The process developed by the researchers relies on two main chemical reactions: methanolysis and hydrogenolysis. In the first reaction, methanol is used to break PET into smaller fragments. In hydrogenolysis, hydrogen transported by methanol is used to break the chemical bonds in PET, converting it into p-xylene, a molecule useful for fuel production.
Methanol plays a crucial role in this process, not only in breaking down PET but also in transporting hydrogen, an essential element for facilitating the chemical reaction. Hydrogen, a clean fuel in its own right, can generate energy without emitting greenhouse gases, making the process even more sustainable. In their study, the researchers used catalysts such as a mixture of copper, zinc, and zirconium (Cu/ZnZrOₓ) to accelerate the chemical reactions and improve efficiency. These catalysts make the reactions faster, more controlled, and more effective, resulting in the conversion of PET into p-xylene more efficiently.
The use of organic compounds as hydrogen carriers also represents a significant innovation, as it provides a more practical and cost-effective way to store and transport hydrogen without requiring it to be stored in its pure form, which is a complex and expensive task.
The revolutionary aspect of this research lies in the use of methanol as a medium to transport green hydrogen and as an agent to transform PET into fuel. Methanol, traditionally produced from natural gas, is now viewed in a new light—not just as a chemical product but as a strategic tool for plastic waste management and clean energy generation. Using methanol eliminates the need to transport hydrogen in its pure form, which is problematic due to hydrogen’s low energy density, while making transportation far more economically accessible.

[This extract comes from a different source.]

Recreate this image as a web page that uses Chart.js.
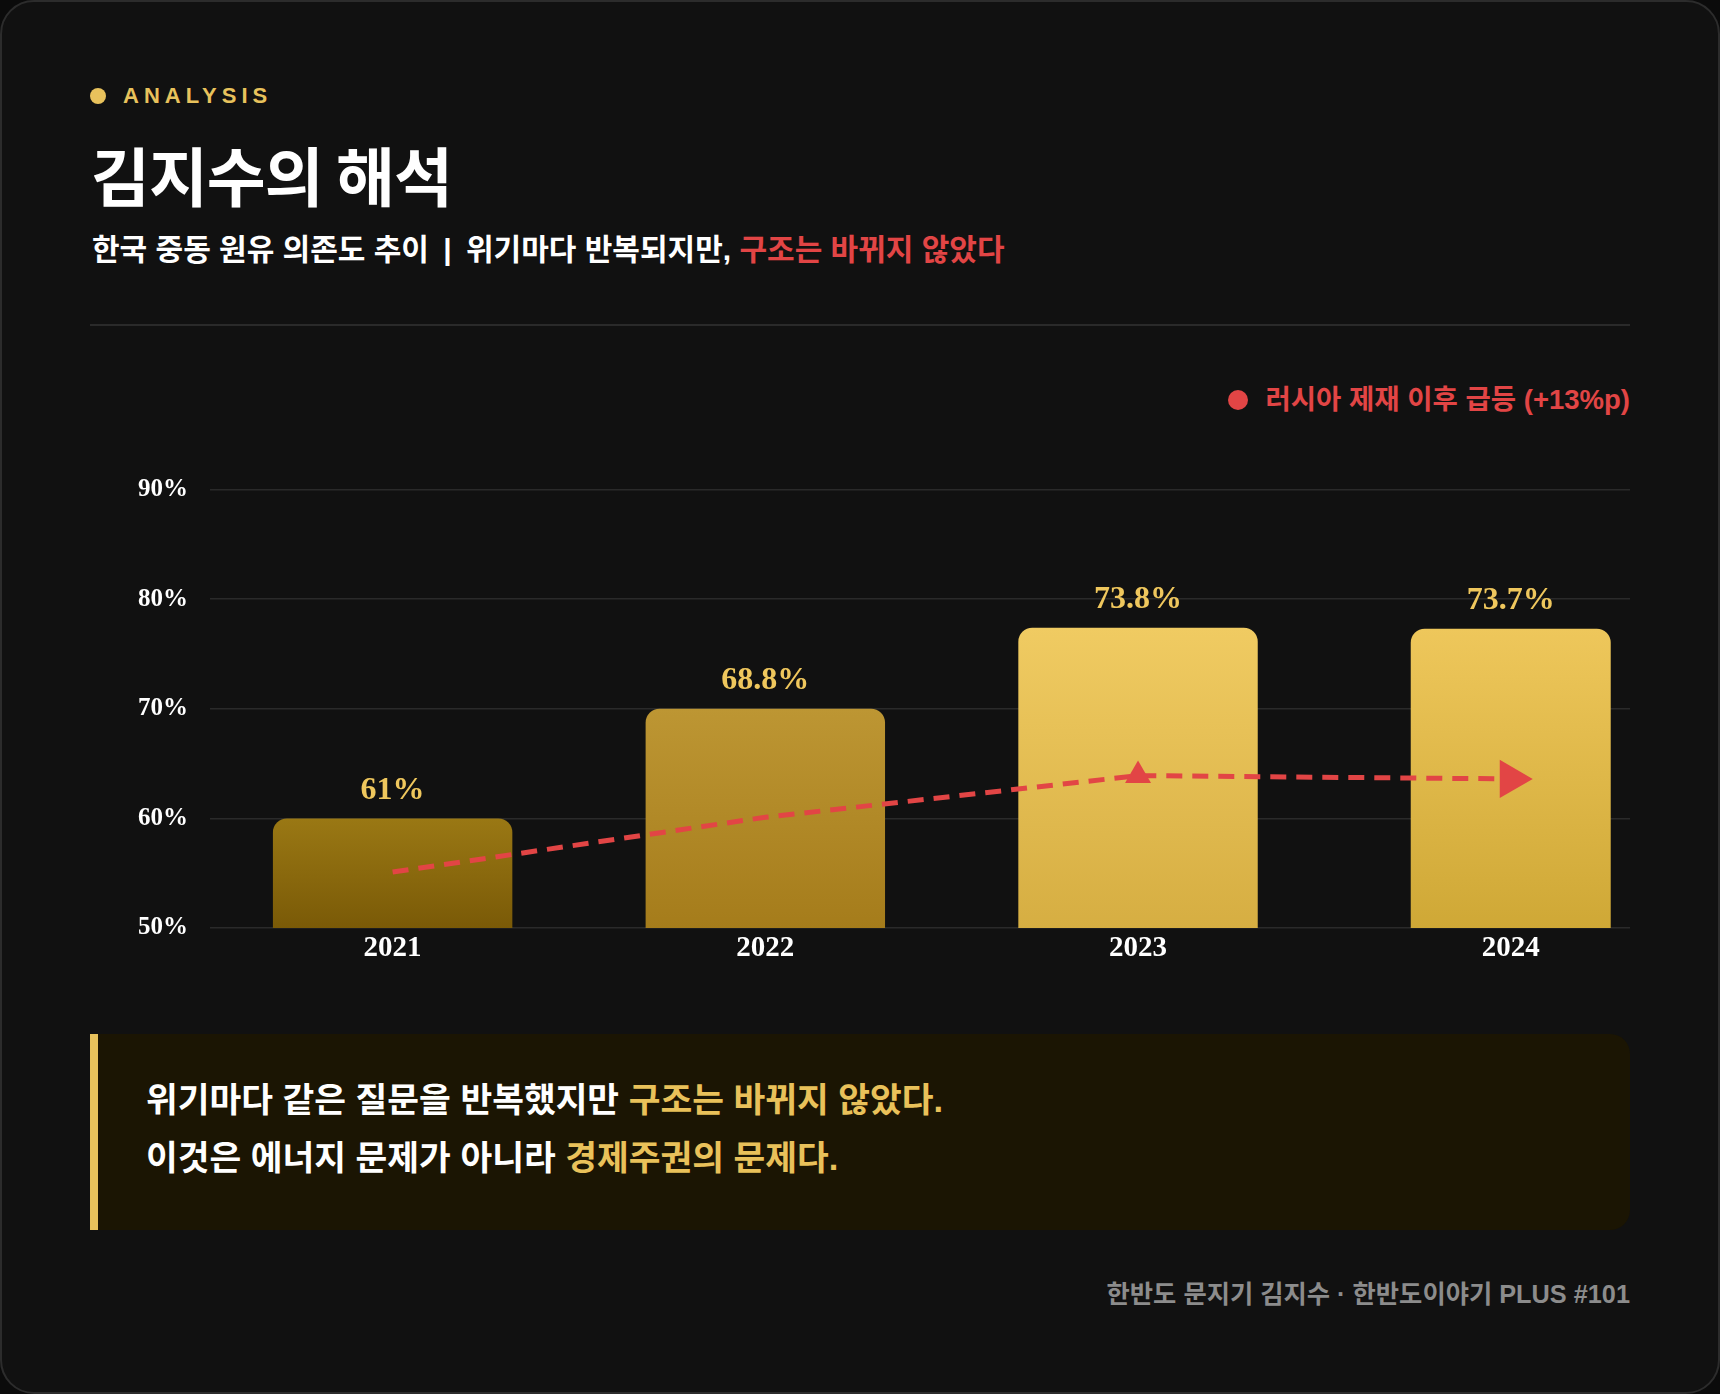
<!DOCTYPE html>
<html><head><meta charset="utf-8">
<script src="https://cdn.jsdelivr.net/npm/chart.js@4.4.1/dist/chart.umd.min.js"></script>
<style>
html,body{margin:0;padding:0;background:#0b0b0b;}
body{width:1720px;height:1394px;position:relative;overflow:hidden;font-family:"Liberation Sans","Noto Sans CJK KR",sans-serif;}
.card{position:absolute;left:0;top:0;width:1720px;height:1394px;box-sizing:border-box;border:2px solid #2c2c2c;border-radius:34px;background:#111111;}
.tag{position:absolute;left:90px;top:85px;height:22px;display:flex;align-items:center;}
.tag .dot{width:16px;height:16px;border-radius:50%;background:#e8c25c;margin-right:17px;}
.tag span{font-size:22px;line-height:22px;font-weight:700;letter-spacing:5px;color:#e8c25c;}
h1{position:absolute;left:91px;top:141px;margin:0;font-size:64px;line-height:64px;font-weight:700;color:#fff;font-family:"Noto Sans CJK KR",sans-serif;letter-spacing:-1px;}
.sub{position:absolute;left:92px;top:235px;font-size:30px;line-height:30px;font-weight:700;color:#fff;white-space:nowrap;}
.sub .pipe{margin:0 6px;}
.sub .red{color:#e24545;}
.rule{position:absolute;left:90px;top:324px;width:1540px;height:2px;background:#2a2a2a;}
.legend{position:absolute;right:90px;top:386px;height:28px;display:flex;align-items:center;}
.legend .dot{width:20px;height:20px;border-radius:50%;background:#e24545;margin-right:18px;}
.legend span{font-size:27.5px;line-height:28px;font-weight:700;color:#e24545;white-space:nowrap;}
.chartbox{position:absolute;left:90px;top:440px;width:1540px;height:540px;}
.callout{position:absolute;left:90px;top:1034px;width:1540px;height:196px;box-sizing:border-box;background:#1b1503;border-left:8px solid #e8c25c;border-radius:0 20px 20px 0;padding:37px 0 0 48px;}
.callout p{margin:0;font-size:34.5px;line-height:58px;font-weight:700;color:#fff;white-space:nowrap;}
.callout .gold{color:#e9c15a;}
.footer{position:absolute;right:90px;top:1281px;font-size:25.3px;line-height:26px;font-weight:700;color:#8c8c8c;white-space:nowrap;}
</style></head>
<body>
<div class="card"></div>
<div class="tag"><div class="dot"></div><span>ANALYSIS</span></div>
<h1>김지수의 해석</h1>
<div class="sub">한국 중동 원유 의존도 추이 <span class="pipe">|</span> 위기마다 반복되지만, <span class="red">구조는 바뀌지 않았다</span></div>
<div class="rule"></div>
<div class="legend"><div class="dot"></div><span>러시아 제재 이후 급등 (+13%p)</span></div>
<div class="chartbox"><canvas id="c"></canvas></div>
<div class="callout">
<p>위기마다 같은 질문을 반복했지만 <span class="gold">구조는 바뀌지 않았다.</span></p>
<p>이것은 에너지 문제가 아니라 <span class="gold">경제주권의 문제다.</span></p>
</div>
<div class="footer">한반도 문지기 김지수 · 한반도이야기 PLUS #101</div>
<script>
const years = [2021, 2022, 2023, 2024];
const barValues = [60, 70, 77.4, 77.3];
const valueLabels = ['61%', '68.8%', '73.8%', '73.7%'];
const trendValues = [55.1, 60.1, 63.9, 63.6];
const yTicks = [50, 60, 70, 80, 90];
const yTickLabels = ['50%', '60%', '70%', '80%', '90%'];

const barTopColors = ['#9a7814', '#bd9633', '#f0cb62', '#eec75b'];
const barBottomColors = ['#7a5a07', '#a57c1b', '#d6ae42', '#cfa836'];
const RED = '#e24545';
const serif = '"Liberation Serif", "Times New Roman", serif';

function barFill(ctx) {
  const chart = ctx.chart;
  if (!chart.chartArea || !ctx.raw) return barTopColors[0];
  const i = years.indexOf(ctx.raw.x);
  const ys = chart.scales.y;
  const top = ys.getPixelForValue(ctx.raw.y);
  const bot = ys.getPixelForValue(yTicks[0]);
  const g = chart.ctx.createLinearGradient(0, top, 0, bot);
  g.addColorStop(0, barTopColors[i]);
  g.addColorStop(1, barBottomColors[i]);
  return g;
}

const mainIdx = [0, 1, 2];
const lastIdx = [3];

const valueLabelPlugin = {
  id: 'valueLabels',
  afterDatasetsDraw(chart) {
    const c = chart.ctx;
    c.save();
    c.font = 'bold 32px ' + serif;
    c.fillStyle = '#efc75d';
    c.textAlign = 'center';
    c.textBaseline = 'middle';
    chart.data.datasets.forEach((ds, di) => {
      if (ds.type !== 'bar') return;
      const meta = chart.getDatasetMeta(di);
      meta.data.forEach((el, j) => {
        const i = years.indexOf(ds.data[j].x);
        c.fillText(valueLabels[i], el.x, el.y - 28);
      });
    });
    c.restore();
  }
};

new Chart(document.getElementById('c'), {
  data: {
    datasets: [
      {
        type: 'line',
        order: 0,
        data: years.map((y, i) => ({ x: y, y: trendValues[i] })),
        borderColor: RED,
        borderWidth: 5,
        borderDash: [16, 10],
        tension: 0,
        fill: false,
        pointStyle: 'triangle',
        pointRadius: [0, 0, 15, 22],
        pointRotation: [0, 0, 0, 90],
        pointBackgroundColor: RED,
        pointBorderWidth: 0,
        clip: false
      },
      {
        type: 'bar',
        order: 1,
        data: mainIdx.map(i => ({ x: years[i], y: barValues[i] })),
        backgroundColor: barFill,
        borderRadius: 14,
        borderSkipped: false,
        grouped: false,
        categoryPercentage: 1,
        barPercentage: 0.6424
      },
      {
        type: 'bar',
        order: 1,
        data: lastIdx.map(i => ({ x: years[i], y: barValues[i] })),
        backgroundColor: barFill,
        borderRadius: 14,
        borderSkipped: false,
        grouped: false,
        categoryPercentage: 1,
        barPercentage: 0.5366
      }
    ]
  },
  options: {
    responsive: true,
    maintainAspectRatio: false,
    animation: false,
    layout: { autoPadding: false, padding: { top: 49.5, left: 0, right: 0, bottom: 0 } },
    plugins: { legend: { display: false }, tooltip: { enabled: false } },
    scales: {
      x: {
        type: 'linear',
        offset: false,
        min: 2020.51,
        max: 2024.32,
        grid: { display: false, offset: false },
        border: { display: false },
        afterBuildTicks(s) { s.ticks = years.map(v => ({ value: v })); },
        afterFit(s) { s.height = 52; s.paddingLeft = 0; s.paddingRight = 0; },
        ticks: {
          color: '#ffffff',
          padding: -5,
          autoSkip: false,
          maxRotation: 0,
          font: { family: serif, size: 29, weight: 'bold' },
          callback: v => String(v)
        }
      },
      y: {
        min: 50,
        max: 90,
        grid: { color: '#2a2a2a', lineWidth: 1.5, drawTicks: false },
        border: { display: false },
        afterBuildTicks(s) { s.ticks = yTicks.map(v => ({ value: v })); },
        afterFit(s) { s.width = 120; },
        ticks: {
          color: '#ffffff',
          padding: 22,
          font: { family: serif, size: 25, weight: 'bold' },
          callback: v => yTickLabels[yTicks.indexOf(v)]
        }
      }
    }
  },
  plugins: [valueLabelPlugin]
});
</script>
</body></html>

This discovery could therefore transform how we think about plastic recycling and energy generation. Instead of merely recycling plastic, we could convert it into clean fuel, helping to reduce reliance on fossil fuels. Green hydrogen, obtained from renewable sources, could eventually become a viable alternative to fossil fuels, and using methanol to transport this hydrogen could open a new market for the chemical industry.
Shetty, enthusiastic about the research findings, believes that, if applied on a large scale, this technology could change the global economy. “As hydrogen becomes more available, we will need hydrogen carriers as a vector to move it from where it is generated to where it is needed,” the researcher states. He adds that, beyond fuel production, this technology could be applied to urban waste management, transforming discarded plastics into energy sources and other valuable chemical compounds.
Shetty’s research not only offers a solution to the plastic waste problem but also proposes a revolution in the energy sector, promoting a circular economy where waste is converted into resources. With the growing demand for sustainable solutions, this approach could be a significant step toward creating a greener future without compromising economic and industrial growth.